One of Ben Wright's requirements for valid measurement, derived from the work of L.L. Thurstone, is that "Missing data must not matter." Of course, missing data always matters in the sense that it lessens the amount of statistical information available for the construction and quality-control of measures. Further, if the missing data, intentionally or unintentionally, skew the measures (e.g., incorrect answers are coded as "missing responses"), then missing data definitely do matter. But generally, missing data are missing essentially at random (by design or accident) or in some way that will have minimal impact on the estimated measures (e.g., adaptive tests).

 

Winsteps does not require complete data in order to make estimates. One reason that Winsteps uses JMLE is that it is very flexible as regards estimable data structures. For each parameter (person, item or Rasch-Andrich threshold) there are sufficient statistics: the marginal raw scores and counts of the non-missing observations.

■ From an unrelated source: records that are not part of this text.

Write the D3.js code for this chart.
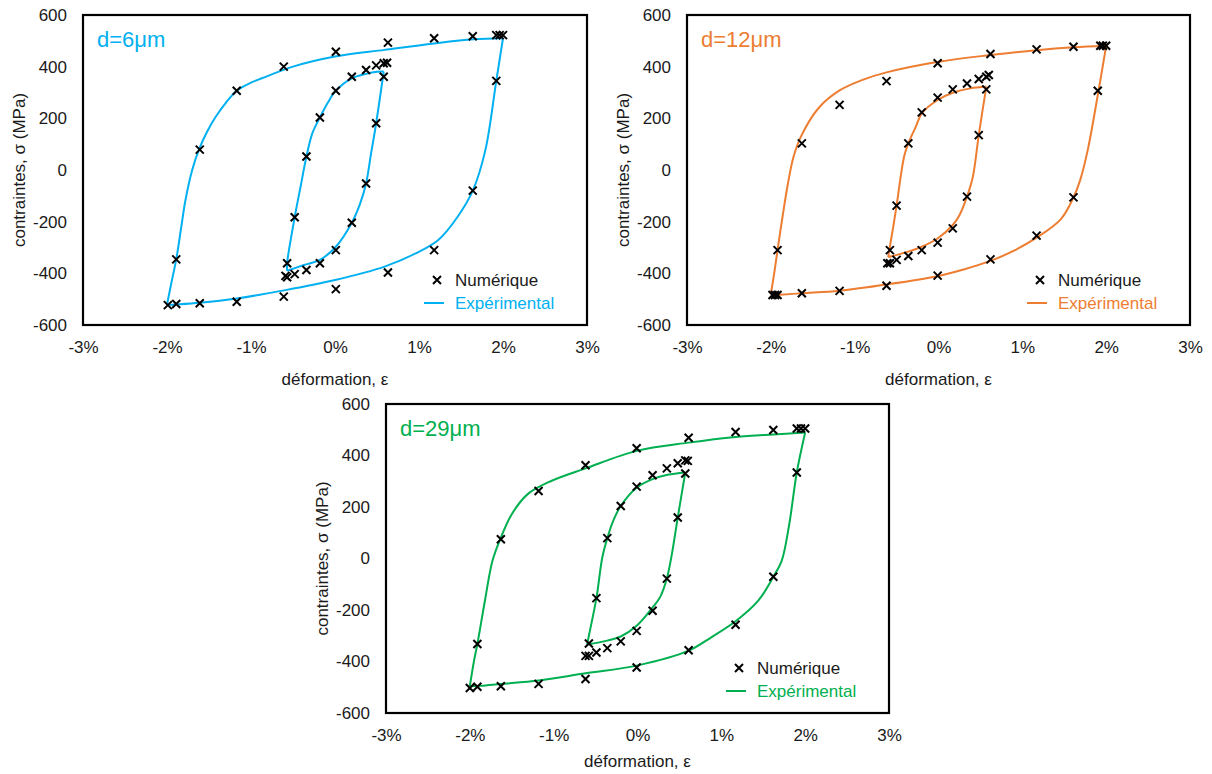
<!DOCTYPE html>
<html>
<head>
<meta charset="utf-8">
<script src="https://cdn.jsdelivr.net/npm/d3@7/dist/d3.min.js"></script>
<style>
  html, body { margin: 0; padding: 0; background: #fff; }
  svg { display: block; }
  text { font-family: "Liberation Sans", Arial, sans-serif; }
</style>
</head>
<body>
<svg id="chart" width="1212" height="774"></svg>
<script>
// ---------- axis ticks ----------
const xTicks = [-3, -2, -1, 0, 1, 2, 3];
const yTicks = [-600, -400, -200, 0, 200, 400, 600];
const legendLabels = ["Numérique", "Expérimental"];
const xTitle = "déformation, ε";
const yTitle = "contraintes, σ (MPa)";

// ---------- d = 6 µm ----------
const num6 = [
  [1.92,522],[1.96,522],[2.0,522],[1.64,518],[1.18,510],[0.63,493],[0.01,458],[-0.61,400],
  [-1.17,307],[-1.61,79],[-1.89,-346],[-1.99,-523],[-1.89,-519],[-1.61,-516],[-1.17,-510],
  [-0.61,-490],[0.01,-461],[0.63,-397],[1.18,-310],[1.64,-80],[1.92,345],
  [0.58,361],[0.58,413],[0.62,415],[0.49,405],[0.37,387],[0.20,361],[0.01,307],[-0.18,203],
  [-0.34,52],[-0.48,-183],[-0.57,-361],[-0.59,-410],[-0.57,-415],[-0.48,-403],[-0.34,-387],
  [-0.18,-361],[0.01,-310],[0.20,-204],[0.37,-52],[0.49,181]
];
const exp6OuterDown = [
  [2.0,510],[1.92,345],[1.79,77],[1.64,-80],[1.46,-181],[1.23,-271],[0.96,-323],[0.59,-374],
  [0.0,-426],[-0.59,-465],[-1.17,-497],[-1.61,-514],[-1.90,-521],[-2.0,-523]
];
const exp6OuterUp = [
  [-2.0,-521],[-1.95,-440],[-1.89,-346],[-1.83,-220],[-1.78,-116],[-1.70,0],[-1.62,79],
  [-1.52,150],[-1.42,206],[-1.30,260],[-1.17,307],[-1.0,338],[-0.87,355],[-0.50,400],
  [0.0,439],[0.59,465],[1.18,490],[1.65,506],[2.0,510]
];
const exp6InnerDown = [
  [0.58,381],[0.49,181],[0.43,65],[0.37,-52],[0.30,-129],[0.20,-204],[0.01,-297],
  [-0.18,-348],[-0.37,-368],[-0.57,-390]
];
const exp6InnerUp = [
  [-0.57,-390],[-0.57,-361],[-0.48,-183],[-0.41,-65],[-0.34,52],[-0.27,142],[-0.18,203],
  [-0.09,258],[0.01,307],[0.20,355],[0.37,372],[0.50,380],[0.58,381]
];

// ---------- d = 12 µm ----------
const num12 = [
  [1.93,481],[1.96,481],[2.0,481],[1.61,477],[1.17,467],[0.62,449],[-0.01,413],[-0.62,344],
  [-1.18,252],[-1.63,103],[-1.92,-310],[-1.98,-484],[-1.95,-484],[-1.92,-484],[-1.63,-477],
  [-1.18,-468],[-0.62,-448],[-0.01,-409],[0.62,-346],[1.17,-254],[1.61,-106],[1.90,307],
  [0.57,312],[0.57,361],[0.60,368],[0.48,352],[0.34,335],[0.17,312],[-0.01,280],[-0.20,223],
  [-0.36,103],[-0.50,-138],[-0.58,-310],[-0.61,-361],[-0.58,-361],[-0.50,-348],[-0.36,-333],
  [-0.20,-310],[-0.01,-281],[0.17,-226],[0.34,-103],[0.48,135]
];
const exp12OuterDown = [
  [2.0,481],[1.89,271],[1.78,77],[1.69,-39],[1.61,-106],[1.46,-190],[1.17,-262],[0.90,-312],
  [0.62,-352],[0.30,-385],[0.0,-410],[-0.62,-443],[-1.18,-467],[-1.63,-477],[-1.93,-484],[-2.0,-485]
];
const exp12OuterUp = [
  [-2.0,-480],[-1.96,-400],[-1.92,-310],[-1.86,-180],[-1.80,-60],[-1.73,50],[-1.64,130],
  [-1.43,240],[-1.18,308],[-0.88,352],[-0.62,378],[0.0,419],[0.62,445],[1.17,464],
  [1.61,475],[2.0,481]
];
const exp12InnerDown = [
  [0.57,322],[0.48,135],[0.41,-26],[0.34,-103],[0.25,-175],[0.17,-213],[-0.01,-265],
  [-0.20,-297],[-0.36,-316],[-0.60,-337]
];
const exp12InnerUp = [
  [-0.60,-337],[-0.58,-297],[-0.54,-220],[-0.50,-138],[-0.41,52],[-0.36,103],[-0.27,168],
  [-0.20,219],[-0.01,271],[0.17,299],[0.38,316],[0.57,322]
];

// ---------- d = 29 µm ----------
const num29 = [
  [1.90,505],[1.95,505],[2.0,505],[1.62,499],[1.17,491],[0.61,469],[-0.01,428],[-0.62,362],
  [-1.18,262],[-1.63,75],[-1.91,-332],[-2.0,-503],[-1.91,-498],[-1.63,-496],[-1.18,-487],
  [-0.62,-468],[-0.01,-423],[0.61,-356],[1.17,-257],[1.62,-71],[1.90,334],
  [0.57,330],[0.57,381],[0.60,379],[0.48,370],[0.35,350],[0.18,323],[-0.01,279],[-0.20,204],
  [-0.36,79],[-0.49,-154],[-0.58,-330],[-0.62,-378],[-0.58,-378],[-0.49,-365],[-0.36,-348],
  [-0.20,-322],[-0.01,-281],[0.18,-203],[0.35,-78],[0.48,159]
];
const exp29OuterDown = [
  [2.0,489],[1.90,334],[1.81,133],[1.72,-9],[1.62,-71],[1.44,-164],[1.17,-244],[0.88,-306],
  [0.61,-358],[-0.01,-416],[-0.62,-446],[-1.18,-474],[-1.63,-487],[-1.87,-494],[-2.0,-496]
];
const exp29OuterUp = [
  [-2.0,-496],[-1.95,-397],[-1.91,-332],[-1.82,-164],[-1.73,-9],[-1.63,81],[-1.50,172],
  [-1.31,250],[-1.03,301],[-0.62,350],[-0.01,418],[0.61,450],[1.17,472],[1.62,482],[2.0,489]
];
const exp29InnerDown = [
  [0.57,334],[0.48,159],[0.41,17],[0.35,-78],[0.27,-150],[0.18,-190],[-0.01,-261],
  [-0.20,-303],[-0.36,-319],[-0.60,-334]
];
const exp29InnerUp = [
  [-0.60,-334],[-0.58,-300],[-0.49,-154],[-0.42,4],[-0.36,79],[-0.29,146],[-0.20,204],
  [-0.01,275],[0.18,308],[0.36,325],[0.57,334]
];

const panels = [
  { title: "d=6μm",  color: "#00B0F0", box: {l: 83,  t: 15,  r: 587,  b: 325}, xtDy: 60,
    num: num6,  exp: [exp6OuterDown, exp6OuterUp, exp6InnerDown, exp6InnerUp] },
  { title: "d=12μm", color: "#ED7D31", box: {l: 687, t: 15,  r: 1190, b: 325}, xtDy: 60,
    num: num12, exp: [exp12OuterDown, exp12OuterUp, exp12InnerDown, exp12InnerUp] },
  { title: "d=29μm", color: "#00B050", box: {l: 386, t: 404, r: 889,  b: 713}, xtDy: 54,
    num: num29, exp: [exp29OuterDown, exp29OuterUp, exp29InnerDown, exp29InnerUp] }
];

const svg = d3.select("#chart");
const FS = 17;

function cross(g, cx, cy, h) {
  g.append("path")
    .attr("d", `M${cx-h},${cy-h}L${cx+h},${cy+h}M${cx-h},${cy+h}L${cx+h},${cy-h}`)
    .attr("stroke", "#000").attr("stroke-width", 2).attr("fill", "none");
}

panels.forEach(p => {
  const b = p.box;
  const x = d3.scaleLinear().domain([-3, 3]).range([b.l, b.r]);
  const y = d3.scaleLinear().domain([-600, 600]).range([b.b, b.t]);
  const g = svg.append("g");

  // axes (labels only)
  const ax = g.append("g").attr("transform", `translate(0,${b.b})`)
    .call(d3.axisBottom(x).tickValues(xTicks).tickSize(0).tickPadding(16)
      .tickFormat(d => String(d) + "%"));
  const ay = g.append("g").attr("transform", `translate(${b.l},0)`)
    .call(d3.axisLeft(y).tickValues(yTicks).tickSize(0).tickPadding(16)
      .tickFormat(d => String(d)));
  [ax, ay].forEach(a => {
    a.select(".domain").remove();
    a.selectAll("text").attr("font-size", FS).attr("fill", "#1a1a1a")
      .attr("font-family", '"Liberation Sans", Arial, sans-serif');
  });

  // axis titles
  g.append("text").attr("x", (b.l + b.r) / 2).attr("y", b.b + p.xtDy)
    .attr("text-anchor", "middle").attr("font-size", FS).attr("fill", "#1a1a1a").text(xTitle);
  g.append("text").attr("transform", `translate(${b.l - 58},${(b.t + b.b) / 2}) rotate(-90)`)
    .attr("text-anchor", "middle").attr("font-size", FS).attr("fill", "#1a1a1a").text(yTitle);

  // experimental curves
  const line = d3.line().x(d => x(d[0])).y(d => y(d[1])).curve(d3.curveCatmullRom.alpha(0.5));
  p.exp.forEach(seg => {
    g.append("path").datum(seg).attr("d", line)
      .attr("fill", "none").attr("stroke", p.color).attr("stroke-width", 2);
  });

  // numerical crosses
  p.num.forEach(d => cross(g, x(d[0]), y(d[1]), 4));

  // plot border
  g.append("rect").attr("x", b.l).attr("y", b.t).attr("width", b.r - b.l).attr("height", b.b - b.t)
    .attr("fill", "none").attr("stroke", "#000").attr("stroke-width", 2.2);

  // title
  g.append("text").attr("x", b.l + 14).attr("y", b.t + 32).attr("font-size", 22)
    .attr("fill", p.color).text(p.title);

  // legend
  const lx = b.r - 150, ly1 = b.b - 45, ly2 = b.b - 22;
  cross(g, lx, ly1, 4);
  g.append("text").attr("x", lx + 18).attr("y", ly1 + 6).attr("font-size", FS)
    .attr("fill", "#1a1a1a").text(legendLabels[0]);
  g.append("line").attr("x1", lx - 13).attr("x2", lx + 7).attr("y1", ly2).attr("y2", ly2)
    .attr("stroke", p.color).attr("stroke-width", 2);
  g.append("text").attr("x", lx + 18).attr("y", ly2 + 6).attr("font-size", FS)
    .attr("fill", p.color).text(legendLabels[1]);
});
</script>
</body>
</html>
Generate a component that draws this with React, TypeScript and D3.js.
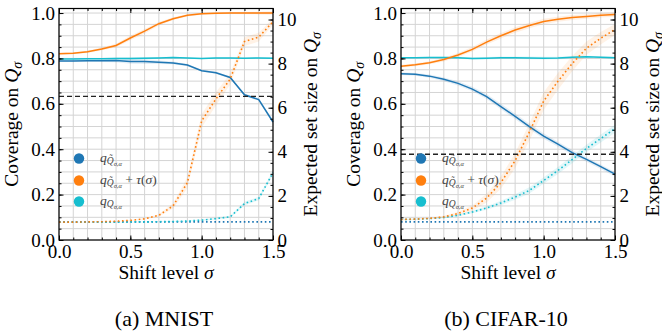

During Winsteps estimation, the observed marginal counts and the observed and expected marginal scores are computed from the same set of non-missing observations. Missing data are skipped over in these additions. When required, Winsteps can compute an expected value for every observation (present or missing) for which the item and person estimates are known.

 

The basic estimation algorithm used by Winsteps is:

Improved parameter estimate = current parameter estimate

 + (observed marginal score - expected marginal score) / (modeled variance of the expected marginal score)

 

The observed and expected marginal scores are obtained by summing across the non-missing data. The expected score and its variance are obtained by Rasch estimation using the current set of parameter estimates, see RSA.

 

If data are missing, or observations are made, in such a way that measures cannot be constructed unambiguously in one frame of reference, then the message

WARNING: DATA MAY BE AMBIGUOUSLY CONNECTED INTO nnn SUBSETS

is displayed on the Iteration screen to warn of ambiguous connection.

 


 

Missing data in Tables 23, 24: Principal Components Analysis.

 

For raw observations, missing data are treated as missing. Pairwise deletion is used during the correlation computations.

For residuals, missing data are treated as 0, their expected values. This attenuates the contrasts, but makes them estimable.

You can try different methods for missing data by writing an IPMATRIX= of the raw data to a file, and then using your own statistical software to analyze.